2. Create your virtual environment using the following command:
conda create -y -n <environment-name> python=<python-version> <additional-packages>
NOTE |
The <environment-name> can be chosen freely and subsequently must be used in further commands. |
3. Activate your virtual environment using the following command:
conda activate <environment-name>
4. Execute the following command to obtain the path to your virtual environment:
which python
The obtained result is referred to as <environment-abs-path>
5. Compress your virtual environment using the following command:
conda pack -n <environment-name> -o <environment-abs-path>/<environment-name>.tar.gz
To include the virtual environment in the Init container, you must place the Virtual Environment in the same path as the Spark libraries. For more information, see Provide Custom Spark libraries.
All the properties can either be configured in the interpreter JSON files or from the Interpreters page of the FCC Studio application UI after starting the FCC Studio application.

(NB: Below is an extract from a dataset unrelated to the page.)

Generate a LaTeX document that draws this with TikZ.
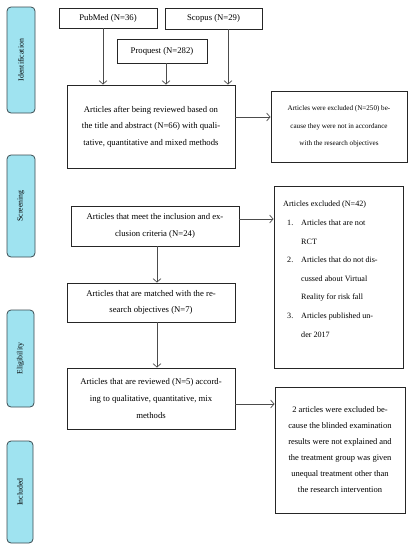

· In the Spark Interpreter Settings page of the FCC Studio application UI (or spark.json file), change the following values:
§ Change the value of the spark.yarn.dist.archives property to /var/olds-spark-interpreter/interpreter/spark/libs/<environment-name>/<environment-name>.tar.gz#<environment-name>
§ Change the value of the spark.pyspark.python property to ./<environment-name>/bin/python
· In the PySpark Interpreter Settings page of the FCC Studio application UI (or pyspark.json file), change the value of the zeppelin.pyspark.python property to /var/olds-spark-interpreter/interpreter/spark/libs/<environment-name>/bin/python.